A Saturday Afternoon with Salome Wu



Salomé Wu is a multi-medium artist working across an incredibly broad range of processes from watercolour painting to performance art. Using her art as a way to explore her own experiences and emotions, she experiments with the notion of temporality and impermanence, something that feels particularly prominent in a present dominated by the lockdown. Employing sweeping and swaying non-linear forms, Wu brilliantly captures a sense of the semi-tangible, stirring up the viewers previously locked away memories. I spoke to her about lockdown life, her artistic processes, and how the two have combined.



I called Salomé Wu on a Saturday afternoon, interrupting a lockdown cleaning frenzy. We reflected on how the current restrictions have taken claim over even our cleaning routines as I scurried around on my laptop and iPhone, making sure the 4 different recordings I had started were all working, just to be sure I would catch everything. Aside from altered cleaning routines, Wu speaks about how lockdown life has impacted her artistic practice.


Salomé Wu, Untitled, Oil on canvas, 77x 122 cm

Wu: ‘I think, also because of lockdown you just have so much time. And for me personally, I just literally like trying to produce all the time, every day. And now I have to kind of, otherwise, it just feels quite stagnant. So it’s kind of like spicing things up a little bit by trying new things as well, and seeing what comes up.’

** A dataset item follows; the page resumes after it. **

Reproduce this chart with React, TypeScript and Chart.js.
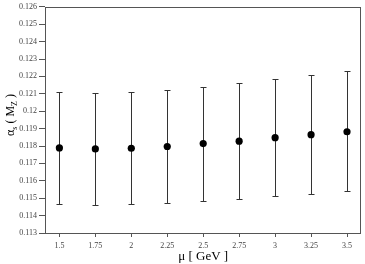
import React, { useEffect, useRef } from "react";
import { Chart, registerables } from "chart.js";
Chart.register(...registerables);

const mu = [1.5, 1.75, 2, 2.25, 2.5, 2.75, 3, 3.25, 3.5];
const alphaS = [0.11789, 0.11783, 0.11787, 0.11797, 0.11814, 0.11828, 0.11848, 0.11865, 0.11882];
const upper = [0.1211, 0.12105, 0.1211, 0.1212, 0.1214, 0.12164, 0.12186, 0.12209, 0.1223];
const lower = [0.11467, 0.11463, 0.11466, 0.11474, 0.11484, 0.11495, 0.1151, 0.11526, 0.11541];
const xTicks = [1.5, 1.75, 2, 2.25, 2.5, 2.75, 3, 3.25, 3.5];
const yTicks = [0.113, 0.114, 0.115, 0.116, 0.117, 0.118, 0.119, 0.12, 0.121, 0.122, 0.123, 0.124, 0.125, 0.126];

const SERIF = "'Liberation Serif', 'Times New Roman', serif";

const errorBars = {
  id: "errorBars",
  beforeDatasetsDraw(chart: any) {
    const { ctx, scales } = chart;
    const xs = scales.x, ys = scales.y;
    ctx.save();
    ctx.strokeStyle = "#333";
    ctx.lineWidth = 1;
    for (let i = 0; i < mu.length; i++) {
      const x = Math.round(xs.getPixelForValue(mu[i])) + 0.5;
      const yt = Math.round(ys.getPixelForValue(upper[i])) + 0.5;
      const yb = Math.round(ys.getPixelForValue(lower[i])) + 0.5;
      ctx.beginPath();
      ctx.moveTo(x, yt); ctx.lineTo(x, yb);
      ctx.moveTo(x - 3, yt); ctx.lineTo(x + 3, yt);
      ctx.moveTo(x - 3, yb); ctx.lineTo(x + 3, yb);
      ctx.stroke();
    }
    ctx.restore();
  },
};

const frame = {
  id: "frame",
  afterDraw(chart: any) {
    const { ctx, chartArea: a } = chart;
    ctx.save();
    ctx.strokeStyle = "#555";
    ctx.lineWidth = 1;
    ctx.strokeRect(Math.round(a.left) + 0.5, Math.round(a.top) + 0.5, Math.round(a.right - a.left) - 1, Math.round(a.bottom - a.top));
    const parts: [string, number, number][] = [
      ["\u03b1", 12, 0], ["s", 8, 3], [" ( M", 12, 0], ["Z", 8, 3], [" )", 12, 0],
    ];
    let total = 0;
    for (const [t, s] of parts) { ctx.font = `${s}px ${SERIF}`; total += ctx.measureText(t).width; }
    ctx.translate(14, 115);
    ctx.rotate(-Math.PI / 2);
    ctx.fillStyle = "#000";
    ctx.textBaseline = "alphabetic";
    let x = -total / 2;
    for (const [t, s, dy] of parts) {
      ctx.font = `${s}px ${SERIF}`;
      ctx.fillText(t, x, dy);
      x += ctx.measureText(t).width;
    }
    ctx.restore();
  },
};

export default function App() {
  const ref = useRef<HTMLCanvasElement>(null);
  useEffect(() => {
    const chart = new Chart(ref.current!, {
      type: "scatter",
      data: {
        datasets: [{
          data: mu.map((m, i) => ({ x: m, y: alphaS[i] })),
          backgroundColor: "#000",
          borderColor: "#000",
          borderWidth: 0,
          pointRadius: 3.6,
          pointHoverRadius: 3.6,
        }],
      },
      options: {
        animation: false,
        responsive: false,
        layout: { padding: { top: 3, right: 2, left: 0, bottom: 0 } },
        plugins: { legend: { display: false }, tooltip: { enabled: false } },
        scales: {
          x: {
            type: "linear", min: 1.4, max: 3.6,
            afterBuildTicks: (s: any) => { s.ticks = xTicks.map((v) => ({ value: v })); },
            afterFit: (s: any) => { s.height = 31; },
            grid: { display: true, drawOnChartArea: false, drawTicks: true, tickLength: 4, color: "#555" },
            border: { display: false },
            ticks: { color: "#444", font: { family: SERIF, size: 8 }, padding: 4, maxRotation: 0, callback: (v: any) => String(v) },
            title: { display: true, text: "\u03bc [ GeV ]", color: "#000", font: { family: SERIF, size: 13 }, padding: { top: 0, bottom: 0 } },
          },
          y: {
            min: 0.113, max: 0.126,
            afterBuildTicks: (s: any) => { s.ticks = yTicks.map((v) => ({ value: v })); },
            afterFit: (s: any) => { s.width = 45; },
            grid: { display: true, drawOnChartArea: false, drawTicks: true, tickLength: 6, color: "#555" },
            border: { display: false },
            ticks: { color: "#444", font: { family: SERIF, size: 8 }, padding: 2, callback: (v: any) => String(Number(Number(v).toFixed(3))) },
          },
        },
      },
      plugins: [errorBars, frame],
    });
    return () => chart.destroy();
  }, []);
  return (
    <div style={{ position: "fixed", left: 0, top: 0, width: 365, height: 264, background: "#fff" }}>
      <canvas ref={ref} width={365} height={264} />
    </div>
  );
}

This involuntary free time that we all have has led Wu to try out some new techniques, experiment more with style. She says that this was not necessarily an intentional choice but rather something that emerged due to the nature of this new push to always be working. Thinking about this, I wondered what her working style was like.

Wu: ‘It is usually quite spontaneous. I’ll just wait a little bit and have a look at some of my previous writing I have. Usually, that’s how I develop work. I think I’m quite intuitive with words. I develop my work from my words. You just write a little bit and then just start doing a few sketches, and then things will just come together quite naturally.’

I was interested in this idea of her work being rooted in writing that the initial sketches then seemed to flow from. It sounded like a very solid, grounded way of working that seems surprising when considering the airy, whimsicality of the final works.